Thursday, April 24, 2008

and I can kiss ennui goodbye

Gillian loaned me Marilyn Hacker's Love, Death, and the Changing of the Seasons, so I could use it for National Poetry Month. Also because who doesn't love a 212-page sonnet cycle about a teacher-student lesbian love affair?

After the supper dishes, let us start
where we left off, my knees between your knees,
half in the window seat. O let me, please,
hands in your hair, drink in your mouth. Sweetheart,
your body is a text I need the art
to be constructed by. I halfway kneel
to your lap, propped by your thighs, and feel
burning my hand, your privacy, your part
armor underwear. This time I'll loose
each button from its hole; I'll find the hook,
release promised abundance to this want,
while your hands, please, here and here, exigent
and certain, open this; it is, this book,
made for your hands to read, your mouth to use.

~Marilyn Hacker, "Future Conditional," from Love, Death, and the Changing of the Seasons, 1986

I'm also rather fond of this one:

Note to Elaine the speech pathologist:
grief tumbles into lust, a crush can cruise
across some conversations, to, good news,
a choice, and ladies who have gone unkissed
beyond a certain age can get a chance
to demonstrate they've not forgotten how
to do it. I am fully forty-two
--there was no disco when I learned to dance--
but there's some girl left in this old life yet.
I think you've noticed that I'm getting some
brand-old ideas (fifty-seven poems
in seven weeks, Elaine!) and I can kiss
ennui goodbye. Just for the record, this
girl got as much girl as she hoped to get.

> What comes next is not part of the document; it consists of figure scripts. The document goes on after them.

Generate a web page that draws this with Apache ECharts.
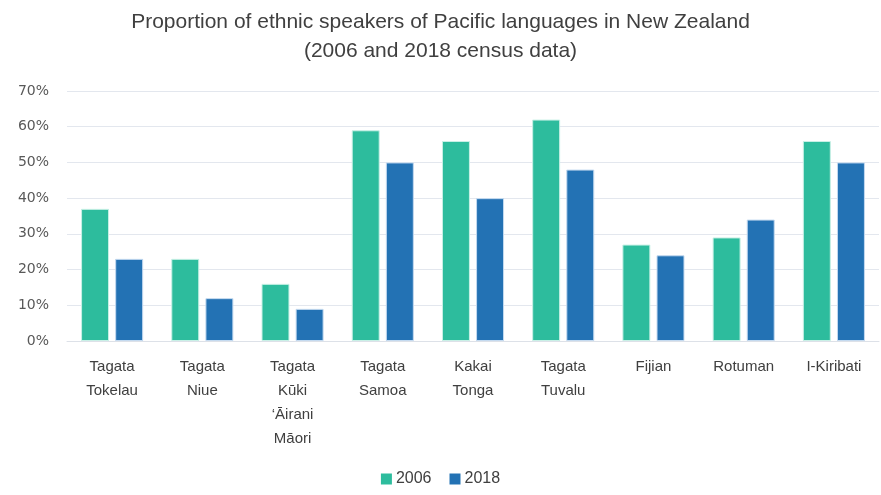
<!DOCTYPE html>
<html><head><meta charset="utf-8">
<script src="https://cdn.jsdelivr.net/npm/echarts@6/dist/echarts.min.js"></script>
<style>html,body{margin:0;padding:0;background:#fff}#c{width:881px;height:495px}</style>
</head><body><div id="c"></div>
<script>
const categories = ["Tagata\nTokelau","Tagata\nNiue","Tagata\nKūki\n‘Āirani\nMāori","Tagata\nSamoa","Kakai\nTonga","Tagata\nTuvalu","Fijian","Rotuman","I-Kiribati"];
const values2006 = [37,23,16,59,56,62,27,29,56];
const values2018 = [23,12,9,50,40,48,24,34,50];
const seriesNames = ["2006","2018"];
const narrow = '"Liberation Sans Narrow","Liberation Sans",sans-serif';
const chart = echarts.init(document.getElementById('c'));
chart.setOption({
  animation:false,
  title:{text:"Proportion of ethnic speakers of Pacific languages in New Zealand\n(2006 and 2018 census data)",left:'center',top:3,
    textStyle:{fontFamily:narrow,fontSize:21,fontWeight:'normal',color:'#404040',lineHeight:29}},
  legend:{bottom:3,left:'center',itemWidth:11,itemHeight:11,itemGap:18,icon:'rect',
    itemStyle:{borderWidth:0},
    textStyle:{fontFamily:narrow,fontSize:16,color:'#404040',padding:[0,0,0,-1]}},
  grid:{left:67,right:2,top:91,bottom:154},
  xAxis:{type:'category',data:categories,
    axisLine:{lineStyle:{color:'#dde1e8'}},axisTick:{show:false},
    axisLabel:{fontFamily:narrow,fontSize:15,color:'#404040',lineHeight:24,margin:14,interval:0}},
  yAxis:{type:'value',min:0,max:70,interval:10,
    axisLabel:{formatter:'{value}%',fontFamily:'"DejaVu Sans",sans-serif',fontSize:14,color:'#595959',margin:18},
    splitLine:{lineStyle:{color:'#e3e7ee',width:1}},axisLine:{show:false},axisTick:{show:false}},
  series:[
    {name:seriesNames[0],type:'bar',data:values2006,barWidth:'31%',barGap:'22%',
      itemStyle:{color:'#2dbc9d',borderColor:'#c8f0e6',borderWidth:1}},
    {name:seriesNames[1],type:'bar',data:values2018,barWidth:'31%',
      itemStyle:{color:'#2372b4',borderColor:'#c4daf0',borderWidth:1}}
  ]
});
</script></body></html>
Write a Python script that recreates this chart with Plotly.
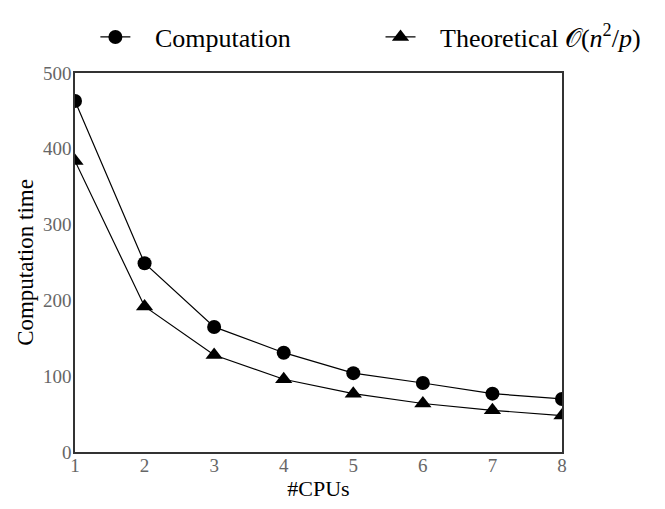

~Marilyn Hacker, from Love, Death, and the Changing of the Seasons, 1986

Also worth noting in this book is the couplet: "Achilles hung out in his tent and pouted/until they made the Iliad about it," which, in my opinion, never, ever gets old. I actually really love the whole book. And I think sonnet cycles are one of my very favorite means of storytelling.